Once you understand the government sponsored protections, the next step is to make sure you never need them. This requires you to investigate the financial strength of your bank. One of the simplest ways to evaluate your financial institution can be found at Bankrate.com®. Bankrate® offers a plethora of information about banking and has created a proprietary system to measure the strength of banks. The system measures capital adequacy, asset quality, profitability, and liquidity and produces a simple star rating and number score. This rating tool can be found at http://www.bankrate.com/brm/safesound/ss_home.asp . Other rating firms like Fitch®, Dun & Bradstreet®, Standard & Poor’s®, and Moody’s® also analyze the financial health of banks and Brokerage firms. However, with the exception of some basic rating reports offered by Fitch®, most information is offered at a fee.

In addition to the FDIC, several other government agencies monitor the banking industry. These include the Office of the Comptroller of the Currency and the Federal Reserve. Each agency provides a valuable website; however, in an attempt to help consumers better understand the financial condition of their bank, an interagency body known as the Federal Financial Institutions Examination Council or FFIEC, was created.

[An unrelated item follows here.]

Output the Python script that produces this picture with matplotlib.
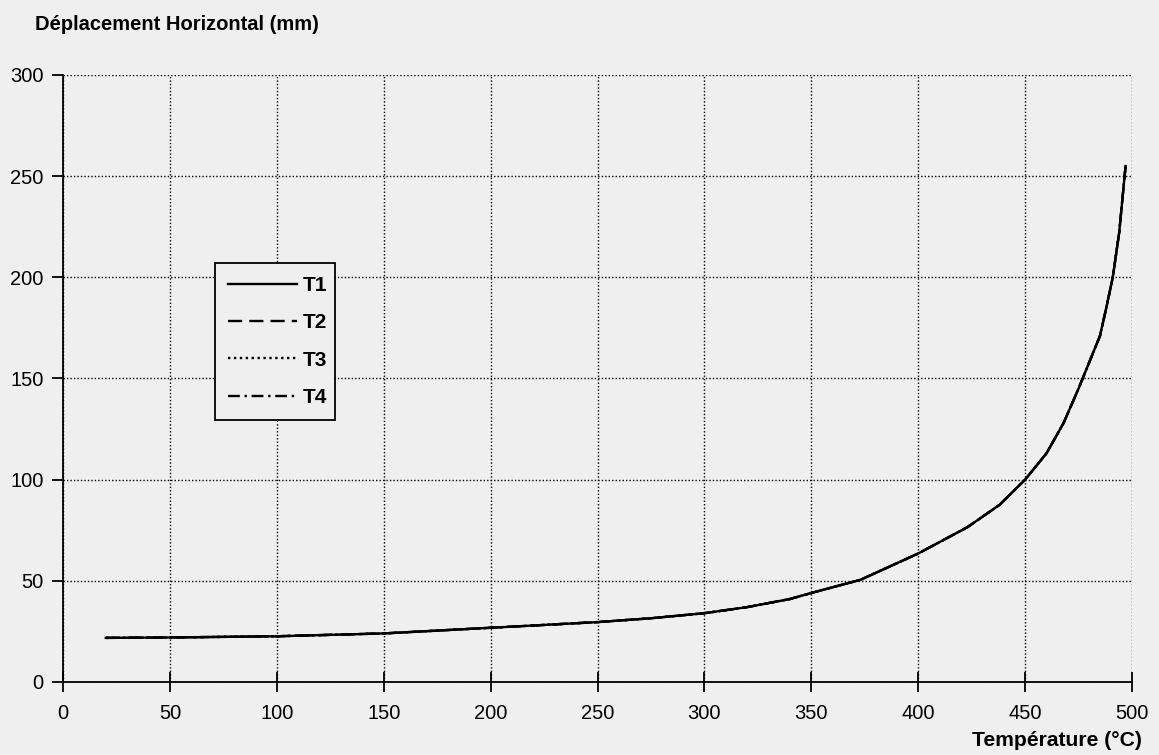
import numpy as np
import matplotlib as mpl
import matplotlib.pyplot as plt

# data: horizontal displacement vs temperature
temperature = [20, 50, 100, 150, 200, 250, 275, 300, 320, 340, 350, 373, 400,
               423, 438, 450, 460, 468, 475, 480, 485, 488, 491, 494, 497]
disp_t1 = [21.8, 22.0, 22.6, 24.0, 26.8, 29.6, 31.5, 34.0, 37.0, 41.0, 44.0,
           50.5, 63.5, 76.5, 87.5, 100.0, 113.0, 128.0, 145.0, 158.0, 171.0,
           185.0, 200.0, 222.0, 255.0]
# the four runs overlap on the whole range
disp_t2 = disp_t1
disp_t3 = disp_t1
disp_t4 = disp_t1

series_names = ['T1', 'T2', 'T3', 'T4']
series_vals = [disp_t1, disp_t2, disp_t3, disp_t4]
series_styles = ['-', (0, (6, 3)), (0, (1, 1.5)), (0, (5, 2, 1, 2))]

x_ticks = [0, 50, 100, 150, 200, 250, 300, 350, 400, 450, 500]
y_ticks = [0, 50, 100, 150, 200, 250, 300]

bg = '#efefef'
font = {'family': 'Liberation Sans', 'weight': 'normal', 'size': 14.5}
plt.rc('font', **font)

fig = plt.figure(figsize=(11.59, 7.55), dpi=100, facecolor=bg)
ax = fig.add_axes([0.0544, 0.0967, 0.9223, 0.804])
ax.set_facecolor(bg)

# draw T4 first so the solid T1 sits on top
for name, vals, ls in reversed(list(zip(series_names, series_vals, series_styles))):
    ax.plot(temperature, vals, color='k', lw=1.7, linestyle=ls, label=name, zorder=3)

ax.set_xlim(0, 500)
ax.set_ylim(0, 300)
ax.set_xticks(x_ticks)
ax.set_yticks(y_ticks)

ax.grid(True, color='k', linestyle=(0, (1, 1.5)), linewidth=1.0)
ax.set_axisbelow(True)

for side in ['top', 'right']:
    ax.spines[side].set_visible(False)
for side in ['left', 'bottom']:
    ax.spines[side].set_linewidth(1.3)
    ax.spines[side].set_color('k')

ax.tick_params(axis='x', direction='inout', length=14, width=1.3, pad=9)
ax.tick_params(axis='y', direction='out', length=8, width=1.3, pad=6)

handles, labels = ax.get_legend_handles_labels()
leg = ax.legend(handles[::-1], labels[::-1], loc='upper left',
                bbox_to_anchor=(0.142, 0.428, 0.112, 0.262), mode='expand',
                handlelength=3.3, handletextpad=0.3, labelspacing=0.88,
                borderpad=0.62, borderaxespad=0, fancybox=False, framealpha=1,
                prop={'weight': 'bold', 'size': 15})
leg.get_frame().set_facecolor(bg)
leg.get_frame().set_edgecolor('k')
leg.get_frame().set_linewidth(1.3)

fig.text(0.030, 0.968, 'Déplacement Horizontal (mm)', fontsize=14.5,
         fontweight='bold', ha='left', va='center')
fig.text(0.985, 0.019, 'Température (°C)', fontsize=15.2,
         fontweight='bold', ha='right', va='center')

fig.savefig('out.png', dpi=100, facecolor=bg)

The FFIEC operates the Central Data Repository or CDR (https://cdr.ffiec.gov/public/) database. Because this database collects financial information about most banks, it is one of the best tools for analyzing the financial strength of your bank. In searching the database, it is important that you know the Chartered name of your bank. If your bank operates under a DBA or “doing business as,” you may have to contact the bank and request the Charter name. After finding the bank, two of the most important reports you will need to review are the Income Statement and Balance Sheet. Together they can quickly show you if your bank is profitable and managing its assets properly. If you are uncomfortable reading them, share them with the Association’s Accountant. To further your due diligence, the FFIEC also provides what is known as Uniform Bank Performance Reports or UBPR. While extensive in nature and probably best interpreted by an accountant, they do provide several years of side-by-side history that can help you confirm positive or negative trends.

Once you are confident in your bank, the next step is selecting the investments and the type of programs offered to protect them. For most Associations this means a combination of money market accounts and/or Certificates of Deposit.

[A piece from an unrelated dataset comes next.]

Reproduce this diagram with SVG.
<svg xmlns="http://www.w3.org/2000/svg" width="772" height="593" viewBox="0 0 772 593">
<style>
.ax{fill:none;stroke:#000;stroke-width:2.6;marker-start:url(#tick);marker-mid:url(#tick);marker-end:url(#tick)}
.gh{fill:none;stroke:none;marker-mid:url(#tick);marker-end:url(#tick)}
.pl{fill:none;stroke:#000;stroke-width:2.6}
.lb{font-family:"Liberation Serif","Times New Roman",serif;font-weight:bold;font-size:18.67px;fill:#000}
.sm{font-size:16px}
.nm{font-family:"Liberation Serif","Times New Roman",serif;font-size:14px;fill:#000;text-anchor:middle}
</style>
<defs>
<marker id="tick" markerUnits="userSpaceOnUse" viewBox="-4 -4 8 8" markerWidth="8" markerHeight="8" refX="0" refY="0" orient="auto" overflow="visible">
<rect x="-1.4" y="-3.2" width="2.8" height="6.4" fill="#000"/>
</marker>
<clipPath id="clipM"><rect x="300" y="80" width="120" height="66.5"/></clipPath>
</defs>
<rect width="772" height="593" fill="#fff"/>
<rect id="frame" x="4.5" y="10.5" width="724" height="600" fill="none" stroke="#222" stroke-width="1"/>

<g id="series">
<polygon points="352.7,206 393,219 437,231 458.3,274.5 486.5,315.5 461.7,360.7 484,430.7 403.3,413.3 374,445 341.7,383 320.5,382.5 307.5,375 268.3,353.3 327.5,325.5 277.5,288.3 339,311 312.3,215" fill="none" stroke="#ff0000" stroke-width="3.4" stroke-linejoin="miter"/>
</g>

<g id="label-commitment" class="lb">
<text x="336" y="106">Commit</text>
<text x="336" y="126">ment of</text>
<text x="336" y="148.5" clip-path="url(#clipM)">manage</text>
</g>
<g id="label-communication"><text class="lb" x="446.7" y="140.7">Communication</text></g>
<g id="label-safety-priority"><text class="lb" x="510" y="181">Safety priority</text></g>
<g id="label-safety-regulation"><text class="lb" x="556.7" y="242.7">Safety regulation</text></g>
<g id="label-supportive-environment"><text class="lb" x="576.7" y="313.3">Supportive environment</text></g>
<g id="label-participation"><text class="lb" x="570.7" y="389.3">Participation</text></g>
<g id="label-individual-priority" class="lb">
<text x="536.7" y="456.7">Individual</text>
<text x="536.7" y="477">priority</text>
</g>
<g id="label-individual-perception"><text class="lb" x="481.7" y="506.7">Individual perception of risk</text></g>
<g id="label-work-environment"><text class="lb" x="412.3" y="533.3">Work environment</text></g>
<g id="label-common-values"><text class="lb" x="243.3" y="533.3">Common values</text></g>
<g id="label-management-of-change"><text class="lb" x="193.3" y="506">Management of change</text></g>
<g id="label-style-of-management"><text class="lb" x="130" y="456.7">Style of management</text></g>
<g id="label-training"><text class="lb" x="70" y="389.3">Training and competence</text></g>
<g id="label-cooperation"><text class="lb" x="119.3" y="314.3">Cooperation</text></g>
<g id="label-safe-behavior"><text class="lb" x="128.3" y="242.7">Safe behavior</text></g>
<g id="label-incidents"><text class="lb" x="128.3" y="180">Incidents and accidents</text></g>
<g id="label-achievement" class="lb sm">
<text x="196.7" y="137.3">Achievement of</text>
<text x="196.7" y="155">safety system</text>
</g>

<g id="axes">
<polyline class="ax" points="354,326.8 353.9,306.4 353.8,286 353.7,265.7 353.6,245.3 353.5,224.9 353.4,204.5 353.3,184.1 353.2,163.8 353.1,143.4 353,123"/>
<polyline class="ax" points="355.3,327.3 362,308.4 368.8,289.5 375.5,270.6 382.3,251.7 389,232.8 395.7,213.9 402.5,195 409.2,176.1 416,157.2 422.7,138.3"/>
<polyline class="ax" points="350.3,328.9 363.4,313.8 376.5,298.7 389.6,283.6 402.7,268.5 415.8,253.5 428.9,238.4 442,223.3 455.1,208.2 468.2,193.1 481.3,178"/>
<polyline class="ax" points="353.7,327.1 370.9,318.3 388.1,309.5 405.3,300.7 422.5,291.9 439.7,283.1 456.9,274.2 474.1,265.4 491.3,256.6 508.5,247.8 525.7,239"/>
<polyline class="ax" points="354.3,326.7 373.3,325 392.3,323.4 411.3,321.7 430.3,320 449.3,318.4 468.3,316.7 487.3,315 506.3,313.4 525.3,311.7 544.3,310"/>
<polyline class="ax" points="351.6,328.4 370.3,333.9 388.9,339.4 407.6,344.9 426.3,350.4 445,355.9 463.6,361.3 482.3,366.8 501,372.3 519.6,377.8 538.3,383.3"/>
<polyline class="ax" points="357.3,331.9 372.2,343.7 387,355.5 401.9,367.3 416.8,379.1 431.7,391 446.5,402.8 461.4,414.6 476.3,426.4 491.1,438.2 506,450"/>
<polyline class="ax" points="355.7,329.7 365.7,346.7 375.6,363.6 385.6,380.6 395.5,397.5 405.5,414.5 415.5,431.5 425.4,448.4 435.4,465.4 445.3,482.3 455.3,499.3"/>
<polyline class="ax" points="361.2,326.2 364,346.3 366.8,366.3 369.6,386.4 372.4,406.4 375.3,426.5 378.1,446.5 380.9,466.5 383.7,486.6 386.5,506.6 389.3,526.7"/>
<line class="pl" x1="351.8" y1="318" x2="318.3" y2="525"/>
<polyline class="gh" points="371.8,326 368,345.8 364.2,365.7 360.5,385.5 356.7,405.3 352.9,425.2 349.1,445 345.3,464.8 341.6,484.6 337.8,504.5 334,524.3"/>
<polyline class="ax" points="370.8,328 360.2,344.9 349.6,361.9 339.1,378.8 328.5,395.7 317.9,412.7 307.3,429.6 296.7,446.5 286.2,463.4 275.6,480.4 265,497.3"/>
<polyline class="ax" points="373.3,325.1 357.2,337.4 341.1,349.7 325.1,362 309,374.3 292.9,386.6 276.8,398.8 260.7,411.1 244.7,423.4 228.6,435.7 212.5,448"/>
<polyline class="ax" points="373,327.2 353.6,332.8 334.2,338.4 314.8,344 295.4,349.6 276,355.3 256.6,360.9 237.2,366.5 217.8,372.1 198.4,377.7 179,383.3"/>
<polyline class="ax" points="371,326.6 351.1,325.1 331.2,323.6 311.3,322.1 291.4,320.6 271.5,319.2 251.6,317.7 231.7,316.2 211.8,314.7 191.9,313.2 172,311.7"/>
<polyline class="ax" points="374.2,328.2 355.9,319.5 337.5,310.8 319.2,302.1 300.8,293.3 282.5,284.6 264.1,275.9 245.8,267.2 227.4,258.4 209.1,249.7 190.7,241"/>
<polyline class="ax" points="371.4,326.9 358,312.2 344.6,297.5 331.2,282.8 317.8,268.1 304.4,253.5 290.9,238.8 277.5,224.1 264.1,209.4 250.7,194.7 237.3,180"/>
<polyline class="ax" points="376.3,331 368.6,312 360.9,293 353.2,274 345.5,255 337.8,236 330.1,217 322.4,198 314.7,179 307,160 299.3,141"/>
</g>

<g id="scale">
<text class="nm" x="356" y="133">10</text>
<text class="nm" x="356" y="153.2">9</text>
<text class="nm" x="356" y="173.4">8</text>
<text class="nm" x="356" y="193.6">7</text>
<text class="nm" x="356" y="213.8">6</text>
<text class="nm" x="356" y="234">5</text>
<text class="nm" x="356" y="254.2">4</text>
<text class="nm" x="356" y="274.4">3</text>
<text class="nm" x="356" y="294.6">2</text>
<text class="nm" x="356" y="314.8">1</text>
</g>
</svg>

Because most Associations have bylaws requiring all deposits be insured, many Associations resort to opening accounts at different banks to secure FDIC insurance. This, however can be cumbersome and time consuming. To solve this dilemma, some banks offer additional insurance coverage for deposits in excess of FDIC. This protection tool can be an excellent way to consolidate banks and allows you to leverage your total deposit base to get special pricing and services. If your bank offers this type of program, be sure to inquire about specifics and obtain a copy of the insurance binder or surety bond.

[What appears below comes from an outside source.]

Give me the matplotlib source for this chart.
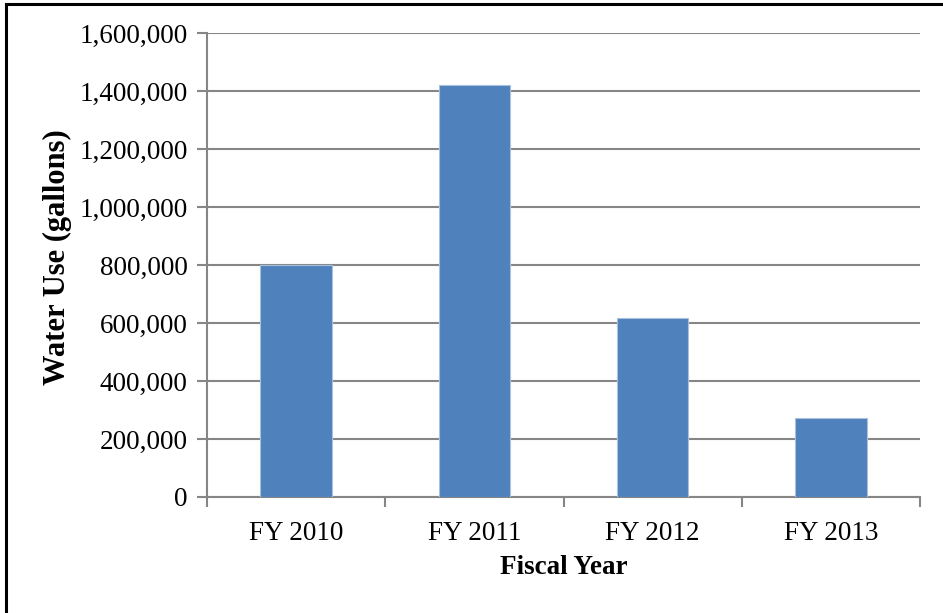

To accommodate large dollar purchases of CDs, most large banks offer in-house investment services. Because these investment services can purchase investments from multiple banks and brokerage firms, the portfolio can be structured so that FDIC/SIPC insurance coverage is in place for each individual security. Some banks tailor these services to meet the needs of Community Associations. These custom services typically include a consolidated statement showing both individual and blended yields, maturity dates, and the investment grade of the securities. They may also include notification and advice when a security matures. This advice should incorporate the Association’s reserve study to ensure the portfolio matches the risk, return, and liquidity needs of the Association. To accomplish this, an investment advisor often builds an investment ladder of CDs purchased with various yields and maturity dates.

For smaller banks, many belong to the Certificate of Deposit Registry Service, or CDARS www.cdars.com. The CDARS program allows a member bank to purchase up to $50 million in CDs for any one customer while making certain they are covered by FDIC insurance. To accomplish this, the purchasing bank utilizes the CDARS network to find matching CDs offered by nearly 1900 member banks. The system then purchases individual CDs at each of the matching banks in increments less than $100,000, thus ensuring FDIC coverage is achieved for both principal and interest.

While the process of evaluating your bank and investment choices can be very time-consuming, these efforts will greatly enhance your financial decision making skills. Additionally, this exercise will help you fulfill your fiduciary duties on behalf of your Community Association.